Of course I've not yet mentioned the dancers, and this is intentional. They are a part, the focus, of the piece, but they are far from being its entirety. They are, it must be said, of extreme skill and incredible physique and imagination. They are dressed extremly simply in close white vests and black briefs which allows them to strip down (wordplay intended) to their raw and efficient forms. They dance mathematically; not rigidly, but with the full flexibility of numbers at play, of geometric curves and the algorithms that determine the flight of birds (the sudden on-screen metamorphosis of a string of differential equations into a flock of birds later in the piece is a humorous confirmation of this analysis).

There is, it has to be said, a robotic aspect to the dance, but it is not so much the sharp angular movement of a pre-programmed machine so much as the tenative, reversing movements of a learning intelligent system, reminiscent of cybernetic experiments in which robots teach themselves to walk (and here, perhaps, to dance). The smoothness of the movements increases through the piece to a point of particular monchromatic humour, but the mathmatical or engineer's eye will spot patterns in the energy and action of each small dance action or entanglement, and there's a temptation to try and work out the numeric rules which seem to lurk just below the surface.

These rules later take centre stage when classic geometric figures are projected onto the floor, becoming part of the performance; the dancers move within them, interact with them, are covered in them, following for example the sequence of the Golden Spiral. The effect of a dancer writhing within the squaring-the circle problem, shading lines flowing across his body, is frankly mesmerising.
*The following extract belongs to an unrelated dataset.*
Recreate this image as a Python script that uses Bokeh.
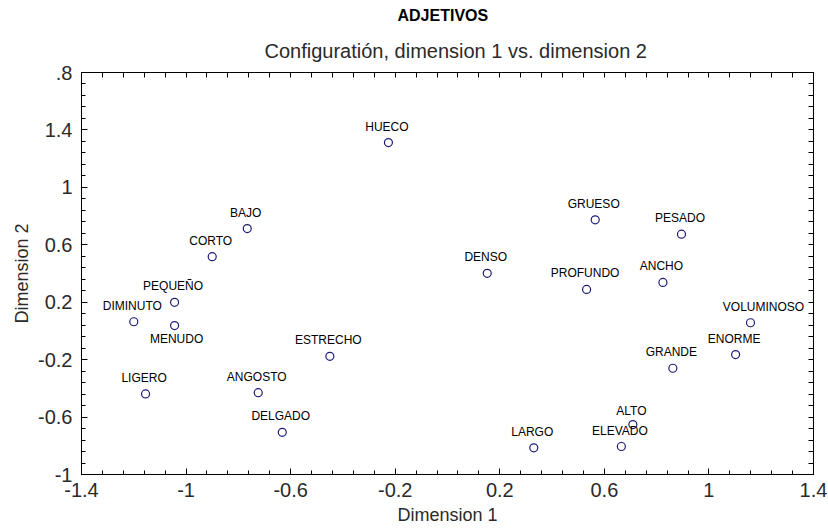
import numpy as np
from bokeh.plotting import figure
from bokeh.models import Range1d, LinearAxis, FixedTicker, Title, ColumnDataSource
from bokeh.core.properties import value
from bokeh.embed import file_html
from bokeh.resources import INLINE

# ---- data ----
words = ["HUECO", "BAJO", "CORTO", "PEQUEÑO", "DIMINUTO", "MENUDO", "LIGERO",
         "ANGOSTO", "DELGADO", "ESTRECHO", "DENSO", "GRUESO", "PESADO",
         "PROFUNDO", "ANCHO", "VOLUMINOSO", "ENORME", "GRANDE", "ALTO",
         "ELEVADO", "LARGO"]
dim1 = [-0.226, -0.766, -0.900, -1.044, -1.200, -1.044, -1.155,
        -0.724, -0.632, -0.450, 0.152, 0.565, 0.895,
        0.532, 0.824, 1.159, 1.102, 0.862, 0.709,
        0.665, 0.330]
dim2 = [1.312, 0.713, 0.517, 0.199, 0.064, 0.037, -0.439,
        -0.430, -0.706, -0.177, 0.401, 0.774, 0.674,
        0.289, 0.338, 0.057, -0.165, -0.260, -0.652,
        -0.805, -0.814]

x_ticks = [-1.4, -1.0, -0.6, -0.2, 0.2, 0.6, 1.0, 1.4]
x_tick_labels = ["-1.4", "-1", "-0.6", "-0.2", "0.2", "0.6", "1", "1.4"]
y_ticks = [-1.0, -0.6, -0.2, 0.2, 0.6, 1.0, 1.4, 1.8]
y_tick_labels = ["-1", "-0.6", "-0.2", "0.2", "0.6", "1", "1.4", ".8"]

title_text = "ADJETIVOS"
subtitle_text = "Configuratión, dimension 1 vs. dimension 2"
x_label = "Dimension 1"
y_label = "Dimension 2"

# ---- label placement (screen pixels, style only) ----
label_dx = [-1.5] * len(words)
label_dy = [-16] * len(words)
label_dx[words.index("MENUDO")] = 2
label_dy[words.index("MENUDO")] = 13
label_dx[words.index("VOLUMINOSO")] = 13
label_dy[words.index("ALTO")] = -14

FONT = "Liberation Sans"

src = ColumnDataSource(dict(x=dim1, y=dim2, t=words, dx=label_dx, dy=label_dy))

p = figure(width=828, height=529,
           x_range=Range1d(-1.4, 1.4), y_range=Range1d(-1.0, 1.8),
           output_backend="svg", toolbar_location=None, title=None,
           min_border_left=81, min_border_right=15,
           min_border_top=72, min_border_bottom=55,
           background_fill_color="white", border_fill_color="white")

minor_x = list(np.round(np.arange(-1.4, 1.4001, 0.08), 4))
minor_y = list(np.round(np.arange(-1.0, 1.8001, 0.08), 4))

def style_axis(ax):
    ax.axis_line_color = "black"
    ax.axis_line_width = 1
    ax.major_tick_in = 6
    ax.major_tick_out = 0
    ax.minor_tick_in = 4
    ax.minor_tick_out = 0
    ax.major_tick_line_color = "black"
    ax.minor_tick_line_color = "black"

xa = p.xaxis[0]
ya = p.yaxis[0]
for ax, ticks, minor, labels in ((xa, x_ticks, minor_x, x_tick_labels),
                                 (ya, y_ticks, minor_y, y_tick_labels)):
    style_axis(ax)
    ax.ticker = FixedTicker(ticks=ticks, minor_ticks=minor)
    ax.major_label_overrides = {t: s for t, s in zip(ticks, labels)}
    ax.major_label_text_font = FONT
    ax.major_label_text_font_size = "20px"
    ax.major_label_text_color = "#2a2a2a"
    ax.axis_label_text_font = FONT
    ax.axis_label_text_font_size = "18px"
    ax.axis_label_text_font_style = "normal"
    ax.axis_label_text_color = "#2a2a2a"
xa.major_label_standoff = 8
ya.major_label_standoff = 9
xa.axis_label = x_label
ya.axis_label = y_label
xa.axis_label_standoff = 5
ya.axis_label_standoff = 3

# ticks only (no labels) on the top and right sides
top_ax = LinearAxis(ticker=FixedTicker(ticks=[], minor_ticks=minor_x))
right_ax = LinearAxis(ticker=FixedTicker(ticks=[], minor_ticks=minor_y))
for ax in (top_ax, right_ax):
    style_axis(ax)
    ax.minor_tick_in = 5
p.add_layout(top_ax, "above")
p.add_layout(right_ax, "right")

p.add_layout(Title(text=subtitle_text, align="left", text_font=FONT,
                   text_font_size="20px", text_font_style="normal",
                   text_color="#2a2a2a", standoff=21, offset=183), "above")
p.add_layout(Title(text=title_text, align="left", text_font=FONT,
                   text_font_size="16px", text_font_style="bold",
                   text_color="black", standoff=8, offset=316), "above")

p.xgrid.grid_line_color = None
p.ygrid.grid_line_color = None
p.outline_line_color = "black"

p.scatter("x", "y", source=src, marker="circle", size=8,
          fill_color="white", line_color="#1c1c78", line_width=1.2)
p.text("x", "y", text="t", source=src, x_offset="dx", y_offset="dy",
       text_align="center", text_baseline="middle",
       text_font=value(FONT), text_font_size="12px", text_color="black")

open("out.html", "w").write(file_html(p, INLINE))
And there's a definite erotic tone in there too; McGregor (and the dancers) are clearly not shy of near-sexual interactions between male dancers, transferring incredible energies.

A few more words can round out this report; but they are hard to place in grammatical context. It is abstract, theoretical, organic, mesmering; certainly collosally demanding of the dancers, but ultimately it is a unique, intense and numeric experience.